## Given task
Write the material out again in full, word for word. Do not include the pictures.
::: Data :::
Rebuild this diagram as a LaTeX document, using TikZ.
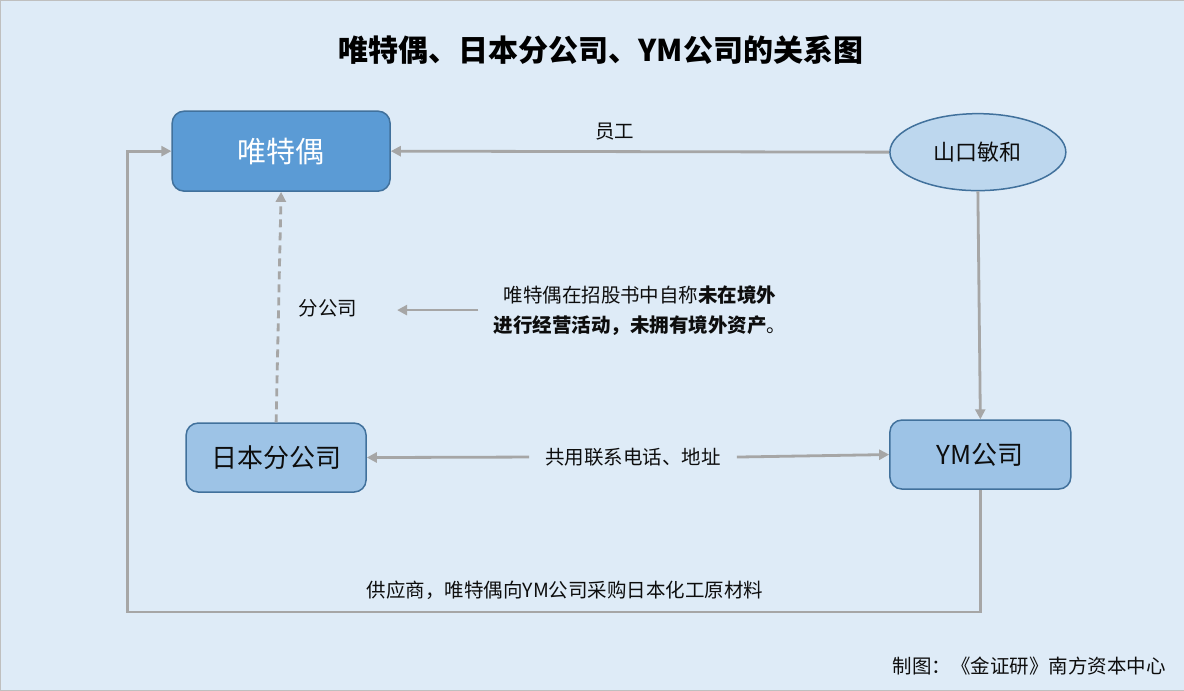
\documentclass[tikz,border=0pt]{standalone}
\usepackage{fontspec}
\setmainfont{Noto Sans CJK SC}
\usepackage{xcolor}
\usetikzlibrary{positioning}
\usetikzlibrary{shapes.geometric, arrows.meta}

\definecolor{bgblue}{RGB}{222,235,247}
\definecolor{darkblue}{RGB}{91,155,213}
\definecolor{midblue}{RGB}{157,195,230}
\definecolor{paleblue}{RGB}{189,215,238}
\definecolor{edgeblue}{RGB}{65,113,156}
\definecolor{linegray}{RGB}{166,166,166}
\definecolor{txt}{RGB}{13,13,13}

\tikzset{
    company/.style={draw=edgeblue, line width=1.5pt, rounded corners=12pt, fill=midblue, minimum width=181pt, minimum height=69pt, text=txt, font=\fontsize{26}{30}\selectfont},
    person/.style={ellipse, draw=edgeblue, line width=1.5pt, fill=paleblue, minimum width=176pt, minimum height=77pt, text=txt, font=\fontsize{22}{26}\selectfont},
    relation/.style={draw=linegray, line width=2.8pt, -{Triangle[length=10pt, width=10pt]}},
    relabel/.style={text=txt, font=\fontsize{19.5}{30}\selectfont},
}

\begin{document}
\begin{tikzpicture}[x=1pt, y=-1pt]
        \fill[bgblue, draw=black!25] (0,0) rectangle (1184,690); % background
        \useasboundingbox (0,0) rectangle (1184,690);
        \node [text=black, font=\fontsize{30}{32}\selectfont\bfseries] (title) at (601,50) {唯特偶、日本分公司、YM公司的关系图}; % title

        \node [company, fill=darkblue, minimum width=218pt, minimum height=80pt, text=white, font=\fontsize{29}{32}\selectfont] (wtw) at (281,151) {唯特偶}; % main company
        \node [person] (ymkh) at (978,152) {山口敏和}; % person
        \node [company, minimum width=180pt] (rbfgs) at (276,457.5) {日本分公司}; % branch in japan
        \node [company] (ym) at (980.5,454.5) {YM公司}; % supplier

        \node [relabel] (staff) at (615,131) {员工}; % label on top arrow
        \node [relabel] (fgs) at (328,308) {分公司}; % label on dashed arrow
        \coordinate (fgsR) at (397,310); % free end of the note arrow
        \node [relabel, align=center] (note) at (640,310) {唯特偶在招股书中自称\textbf{未在境外}\\\textbf{进行经营活动，未拥有境外资产}。}; % note
        \node [relabel, inner xsep=16pt] (share) at (633,457) {共用联系电话、地址}; % shared phone and address
        \node [relabel] (supply) at (565,590) {供应商，唯特偶向YM公司采购日本化工原材料}; % label on bottom loop
        \coordinate (loopL) at (127,612); % lower left corner of the loop
        \node [relabel, anchor=east, inner sep=0pt] (credit) at (1166,666) {制图：《金证研》南方资本中心}; % credit

        \draw [relation] (ymkh.west) -- (wtw.east);
        \draw [relation] (ymkh.south) -- (ym.north);
        \draw [relation, dash pattern=on 8pt off 5pt] (rbfgs.north) -- (wtw.south);
        \draw [relation] (note.west) ++(-12,0) -- (fgsR);
        \draw [relation] (share.west) -- (rbfgs.east);
        \draw [relation] (share.east) -- (ym.west);
        \draw [relation] (ym.south) |- (loopL) |- (wtw.west);
\end{tikzpicture}
\end{document}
:::
## Exercise answer
Rebuild this diagram as a LaTeX document, using TikZ.
\documentclass[tikz,border=0pt]{standalone}
\usepackage{fontspec}
\setmainfont{Noto Sans CJK SC}
\usepackage{xcolor}
\usetikzlibrary{positioning}
\usetikzlibrary{shapes.geometric, arrows.meta}

\definecolor{bgblue}{RGB}{222,235,247}
\definecolor{darkblue}{RGB}{91,155,213}
\definecolor{midblue}{RGB}{157,195,230}
\definecolor{paleblue}{RGB}{189,215,238}
\definecolor{edgeblue}{RGB}{65,113,156}
\definecolor{linegray}{RGB}{166,166,166}
\definecolor{txt}{RGB}{13,13,13}

\tikzset{
    company/.style={draw=edgeblue, line width=1.5pt, rounded corners=12pt, fill=midblue, minimum width=181pt, minimum height=69pt, text=txt, font=\fontsize{26}{30}\selectfont},
    person/.style={ellipse, draw=edgeblue, line width=1.5pt, fill=paleblue, minimum width=176pt, minimum height=77pt, text=txt, font=\fontsize{22}{26}\selectfont},
    relation/.style={draw=linegray, line width=2.8pt, -{Triangle[length=10pt, width=10pt]}},
    relabel/.style={text=txt, font=\fontsize{19.5}{30}\selectfont},
}

\begin{document}
\begin{tikzpicture}[x=1pt, y=-1pt]
        \fill[bgblue, draw=black!25] (0,0) rectangle (1184,690); % background
        \useasboundingbox (0,0) rectangle (1184,690);
        \node [text=black, font=\fontsize{30}{32}\selectfont\bfseries] (title) at (601,50) {唯特偶、日本分公司、YM公司的关系图}; % title

        \node [company, fill=darkblue, minimum width=218pt, minimum height=80pt, text=white, font=\fontsize{29}{32}\selectfont] (wtw) at (281,151) {唯特偶}; % main company
        \node [person] (ymkh) at (978,152) {山口敏和}; % person
        \node [company, minimum width=180pt] (rbfgs) at (276,457.5) {日本分公司}; % branch in japan
        \node [company] (ym) at (980.5,454.5) {YM公司}; % supplier

        \node [relabel] (staff) at (615,131) {员工}; % label on top arrow
        \node [relabel] (fgs) at (328,308) {分公司}; % label on dashed arrow
        \coordinate (fgsR) at (397,310); % free end of the note arrow
        \node [relabel, align=center] (note) at (640,310) {唯特偶在招股书中自称\textbf{未在境外}\\\textbf{进行经营活动，未拥有境外资产}。}; % note
        \node [relabel, inner xsep=16pt] (share) at (633,457) {共用联系电话、地址}; % shared phone and address
        \node [relabel] (supply) at (565,590) {供应商，唯特偶向YM公司采购日本化工原材料}; % label on bottom loop
        \coordinate (loopL) at (127,612); % lower left corner of the loop
        \node [relabel, anchor=east, inner sep=0pt] (credit) at (1166,666) {制图：《金证研》南方资本中心}; % credit

        \draw [relation] (ymkh.west) -- (wtw.east);
        \draw [relation] (ymkh.south) -- (ym.north);
        \draw [relation, dash pattern=on 8pt off 5pt] (rbfgs.north) -- (wtw.south);
        \draw [relation] (note.west) ++(-12,0) -- (fgsR);
        \draw [relation] (share.west) -- (rbfgs.east);
        \draw [relation] (share.east) -- (ym.west);
        \draw [relation] (ym.south) |- (loopL) |- (wtw.west);
\end{tikzpicture}
\end{document}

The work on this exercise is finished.